Start of Data section

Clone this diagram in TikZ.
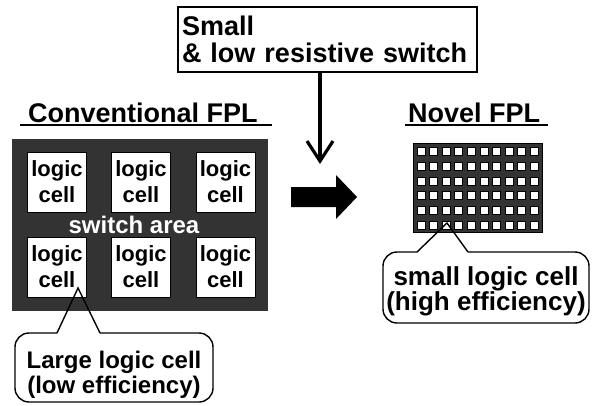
\documentclass[tikz,border=0pt]{standalone}
\usepackage{fontspec}
\setmainfont{Liberation Sans}
\usetikzlibrary{arrows.meta}
\definecolor{darkarea}{HTML}{333333}
\begin{document}
\begin{tikzpicture}[x=1pt,y=-1pt,
  cellbox/.style={draw=black, fill=white, line width=1pt, minimum width=59pt, minimum height=60pt, inner sep=0pt, align=center, font=\bfseries\fontsize{22}{26}\selectfont},
  tinycell/.style={draw=black, fill=white, line width=1pt, minimum width=8pt, minimum height=8pt, inner sep=0pt},
  titletext/.style={anchor=base west, inner sep=0pt, font=\bfseries\fontsize{27}{27}\selectfont},
  bubbletext/.style={align=center, inner sep=0pt},
  bubble/.style={draw=black, line width=1.4pt},
  uline/.style={line width=2pt}]
\useasboundingbox (0,0) rectangle (596,405);

% top box
\node[draw=black, line width=1.5pt, minimum width=299pt, minimum height=65pt, inner sep=4pt, text width=291pt, align=left,
  font=\bfseries\fontsize{27}{27}\selectfont] (top) at (327.5,39.5) {Small\\\& low resistive switch};
\coordinate (arrowend) at (320,164);
\draw[line width=3.2pt, -{Straight Barb[length=20pt,width=26pt]}] (top.south -| arrowend) -- (arrowend);

% titles
\node[titletext] (convtitle) at (28,122) {Conventional FPL};
\draw[uline] (20,124.5) -- (272,124.5);
\node[titletext] (noveltitle) at (408,122) {Novel FPL};
\draw[uline] (405,124.5) -- (548,124.5);

% conventional FPL
\fill[darkarea] (12,139) rectangle (268,311);
\node[cellbox] (c11) at (57,182) {logic\\cell};
\node[cellbox] (c12) at (141,182) {logic\\cell};
\node[cellbox] (c13) at (225.5,182) {logic\\cell};
\node[cellbox] (c21) at (57,267) {logic\\cell};
\node[cellbox] (c22) at (141,267) {logic\\cell};
\node[cellbox] (c23) at (225.5,267) {logic\\cell};
\node[anchor=base, inner sep=0pt, text=white, font=\bfseries\fontsize{24}{24}\selectfont] (sw) at (134,233) {switch area};

% big arrow
\fill[black] (291,187) -- (336,187) -- (336,175) -- (357,197) -- (336,219) -- (336,207) -- (291,207) -- cycle;

% novel FPL grid
\fill[darkarea] (413,143) rectangle (542,232);
\draw[black, line width=0.8pt] (413,143) rectangle (542,232);
\foreach \i in {0,...,9}{
  \foreach \j in {0,...,5}{
    \node[tinycell] (g\i\j) at ({421+12.6*\i},{151.7+14.7*\j}) {};
  }
}

% left callout
\draw[bubble, rounded corners=14pt] (57,333) -- (15,333) -- (15,402) -- (213,402) -- (213,333) -- (100,333);
\draw[bubble] (57,333) -- (78,288) -- (100,333);
\node[bubbletext, font=\bfseries\fontsize{24}{25}\selectfont, anchor=base] (lefttext) at (114,393) {Large logic cell\\(low efficiency)};

% right callout
\draw[bubble, rounded corners=14pt] (417,252) -- (383,252) -- (383,323) -- (589,323) -- (589,252) -- (468,252);
\draw[bubble] (417,252) -- (447,223) -- (468,252);
\node[bubbletext, font=\bfseries\fontsize{26}{25}\selectfont, anchor=base] (righttext) at (486,310) {small logic cell\\(high efficiency)};
\end{tikzpicture}
\end{document}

End of Data section

Given request:
Everything from the first line of the listing above through the line that contains "arrowend) -- (arrowend);" is to be restated word for word, minus the pictures.

Expected answer:
Clone this diagram in TikZ.
\documentclass[tikz,border=0pt]{standalone}
\usepackage{fontspec}
\setmainfont{Liberation Sans}
\usetikzlibrary{arrows.meta}
\definecolor{darkarea}{HTML}{333333}
\begin{document}
\begin{tikzpicture}[x=1pt,y=-1pt,
  cellbox/.style={draw=black, fill=white, line width=1pt, minimum width=59pt, minimum height=60pt, inner sep=0pt, align=center, font=\bfseries\fontsize{22}{26}\selectfont},
  tinycell/.style={draw=black, fill=white, line width=1pt, minimum width=8pt, minimum height=8pt, inner sep=0pt},
  titletext/.style={anchor=base west, inner sep=0pt, font=\bfseries\fontsize{27}{27}\selectfont},
  bubbletext/.style={align=center, inner sep=0pt},
  bubble/.style={draw=black, line width=1.4pt},
  uline/.style={line width=2pt}]
\useasboundingbox (0,0) rectangle (596,405);

% top box
\node[draw=black, line width=1.5pt, minimum width=299pt, minimum height=65pt, inner sep=4pt, text width=291pt, align=left,
  font=\bfseries\fontsize{27}{27}\selectfont] (top) at (327.5,39.5) {Small\\\& low resistive switch};
\coordinate (arrowend) at (320,164);
\draw[line width=3.2pt, -{Straight Barb[length=20pt,width=26pt]}] (top.south -| arrowend) -- (arrowend);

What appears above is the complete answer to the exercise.